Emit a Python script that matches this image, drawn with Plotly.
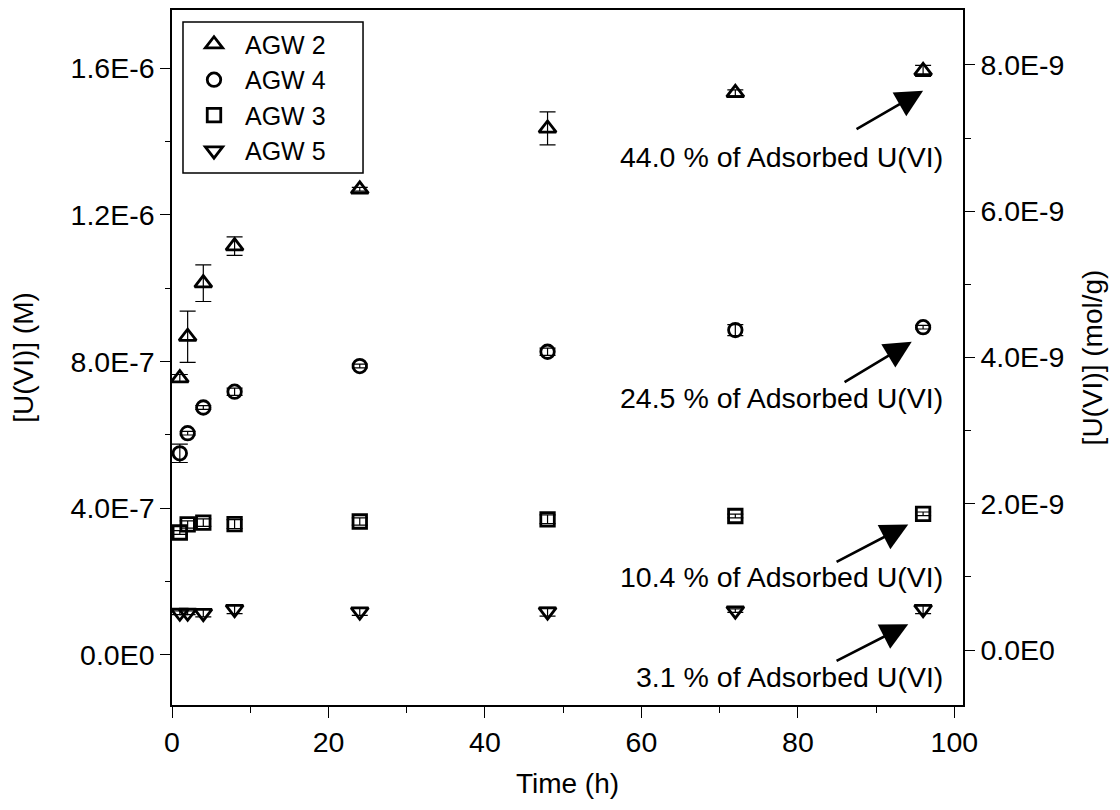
import plotly.graph_objects as go

# ---------------- data ----------------
time_h = [1, 2, 4, 8, 24, 48, 72, 96]

agw2 = [0.755e-6, 0.868e-6, 1.014e-6, 1.115e-6, 1.270e-6, 1.436e-6, 1.533e-6, 1.593e-6]
agw2_err = [0.010e-6, 0.070e-6, 0.050e-6, 0.025e-6, 0.005e-6, 0.045e-6, 0.008e-6, 0.015e-6]

agw4 = [0.550e-6, 0.605e-6, 0.675e-6, 0.718e-6, 0.788e-6, 0.827e-6, 0.886e-6, 0.894e-6]
agw4_err = [0.025e-6, 0.005e-6, 0.005e-6, 0.010e-6, 0.005e-6, 0.010e-6, 0.015e-6, 0.005e-6]

agw3 = [0.334e-6, 0.356e-6, 0.361e-6, 0.357e-6, 0.364e-6, 0.370e-6, 0.379e-6, 0.385e-6]
agw3_err = [0.005e-6, 0.010e-6, 0.010e-6, 0.012e-6, 0.010e-6, 0.012e-6, 0.005e-6, 0.005e-6]

agw5 = [0.115e-6, 0.115e-6, 0.114e-6, 0.125e-6, 0.118e-6, 0.118e-6, 0.121e-6, 0.125e-6]
agw5_err = [0.005e-6, 0.005e-6, 0.010e-6, 0.012e-6, 0.010e-6, 0.012e-6, 0.005e-6, 0.012e-6]

series_names = ["AGW 2", "AGW 4", "AGW 3", "AGW 5"]

x_tick_vals = [0, 20, 40, 60, 80, 100]
x_tick_text = ["0", "20", "40", "60", "80", "100"]
left_tick_vals = [0, 4e-7, 8e-7, 1.2e-6, 1.6e-6]
left_tick_text = ["0.0E0", "4.0E-7", "8.0E-7", "1.2E-6", "1.6E-6"]
right_tick_vals = [0, 2e-9, 4e-9, 6e-9, 8e-9]
right_tick_text = ["0.0E0", "2.0E-9", "4.0E-9", "6.0E-9", "8.0E-9"]

ann_texts = ["44.0 % of Adsorbed U(VI)", "24.5 % of Adsorbed U(VI)",
             "10.4 % of Adsorbed U(VI)", "3.1 % of Adsorbed U(VI)"]
ann_text_x = [98.8, 98.8, 98.8, 98.8]
ann_text_y = [1.358e-6, 0.700e-6, 0.2135e-6, -0.059e-6]
arrow_head_x = [96.0, 94.55, 94.1, 94.1]
arrow_head_y = [1.539e-6, 0.854e-6, 0.356e-6, 0.0837e-6]
arrow_tail_x = [87.3, 85.77, 84.75, 84.75]
arrow_tail_y = [1.432e-6, 0.742e-6, 0.252e-6, -0.0183e-6]

FONT = "Liberation Sans, Arial, sans-serif"
FS_TICK = 28.5
FS_TITLE = 28
FS_ANN = 28.5
FS_LEG = 25

fig = go.Figure()

styles = [("triangle-up-open", 15), ("circle-open", 13.5),
          ("square-open", 13.5), ("triangle-down-open", 15)]
data = [(agw2, agw2_err), (agw4, agw4_err), (agw3, agw3_err), (agw5, agw5_err)]

for name, (sym, sz), (yv, ev) in zip(series_names, styles, data):
    fig.add_trace(go.Scatter(
        x=time_h, y=yv, mode="markers", name=name,
        marker=dict(symbol=sym, size=sz, color="black",
                    line=dict(color="black", width=2.8)),
        error_y=dict(type="data", array=ev, visible=True,
                     color="black", thickness=1.2, width=8),
    ))

# invisible trace to anchor the right axis
fig.add_trace(go.Scatter(x=[None], y=[None], yaxis="y2", showlegend=False,
                         hoverinfo="skip"))

annotations = []
for t, tx, ty in zip(ann_texts, ann_text_x, ann_text_y):
    annotations.append(dict(x=tx, y=ty, xref="x", yref="y", text=t,
                            showarrow=False, xanchor="right", yanchor="middle",
                            font=dict(family=FONT, size=FS_ANN, color="black")))
for hx, hy, tx, ty in zip(arrow_head_x, arrow_head_y, arrow_tail_x, arrow_tail_y):
    annotations.append(dict(x=hx, y=hy, xref="x", yref="y",
                            ax=tx, ay=ty, axref="x", ayref="y",
                            text="", showarrow=True, arrowhead=2,
                            arrowsize=2.1, arrowwidth=2.6, arrowcolor="black",
                            standoff=0))

# legend frame (drawn as a paper-referenced rectangle so it can be wider than the text)
legend_frame = dict(type="rect", xref="paper", yref="paper",
                    x0=0.0139, x1=0.2415, y0=0.7655, y1=0.9827,
                    line=dict(color="black", width=1.5), fillcolor="rgba(0,0,0,0)",
                    layer="above")

fig.update_layout(
    width=1120, height=810,
    margin=dict(l=164, r=165, t=2, b=113),
    paper_bgcolor="white", plot_bgcolor="white",
    font=dict(family=FONT, size=FS_TICK, color="black"),
    showlegend=True,
    legend=dict(x=0.0139, y=0.9835, xanchor="left", yanchor="top",
                borderwidth=0, bgcolor="rgba(0,0,0,0)",
                itemwidth=52,
                font=dict(family=FONT, size=FS_LEG, color="black")),
    shapes=[legend_frame],
    xaxis=dict(range=[0, 101.1], tickmode="array", tickvals=x_tick_vals,
               ticktext=x_tick_text, ticks="outside", ticklen=11, tickwidth=1.2,
               tickcolor="black", showline=True, linecolor="black", linewidth=1.5,
               mirror=True, showgrid=False, zeroline=False, automargin=False,
               tickfont=dict(family=FONT, size=FS_TICK),
               minor=dict(dtick=10, tick0=0, ticks="outside", ticklen=6,
                          tickwidth=1.2, tickcolor="black", showgrid=False),
               title=dict(text="Time (h)", standoff=16,
                          font=dict(family=FONT, size=FS_TITLE))),
    yaxis=dict(range=[-1.364e-7, 1.759e-6], tickmode="array",
               tickvals=left_tick_vals, ticktext=left_tick_text,
               ticks="outside", ticklen=10, tickwidth=1.2, tickcolor="black",
               showline=True, linecolor="black", linewidth=1.5,
               showgrid=False, zeroline=False, automargin=False,
               tickfont=dict(family=FONT, size=FS_TICK),
               minor=dict(dtick=2e-7, tick0=0, ticks="outside", ticklen=5,
                          tickwidth=1.2, tickcolor="black", showgrid=False),
               title=dict(text="[U(VI)] (M)", standoff=29,
                          font=dict(family=FONT, size=FS_TITLE))),
    yaxis2=dict(overlaying="y", side="right", anchor="x",
                range=[-0.752e-9, 8.75e-9], tickmode="array",
                tickvals=right_tick_vals, ticktext=right_tick_text,
                ticks="outside", ticklen=10, tickwidth=1.2, tickcolor="black",
                showline=True, linecolor="black", linewidth=1.5,
                showgrid=False, zeroline=False, automargin=False,
                tickfont=dict(family=FONT, size=FS_TICK),
                minor=dict(dtick=1e-9, tick0=0, ticks="outside", ticklen=6,
                           tickwidth=1.2, tickcolor="black", showgrid=False),
                title=dict(text="[U(VI)] (mol/g)", standoff=19,
                           font=dict(family=FONT, size=FS_TITLE))),
    annotations=annotations,
)

fig.write_html("out.html")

☆ ☆ ☆ ☆ ☆ ☆ ☆

Objective:
Look through the data above. Each line containing the word "drawn" needs to be copied.

The output:
Emit a Python script that matches this image, drawn with Plotly.
# legend frame (drawn as a paper-referenced rectangle so it can be wider than the text)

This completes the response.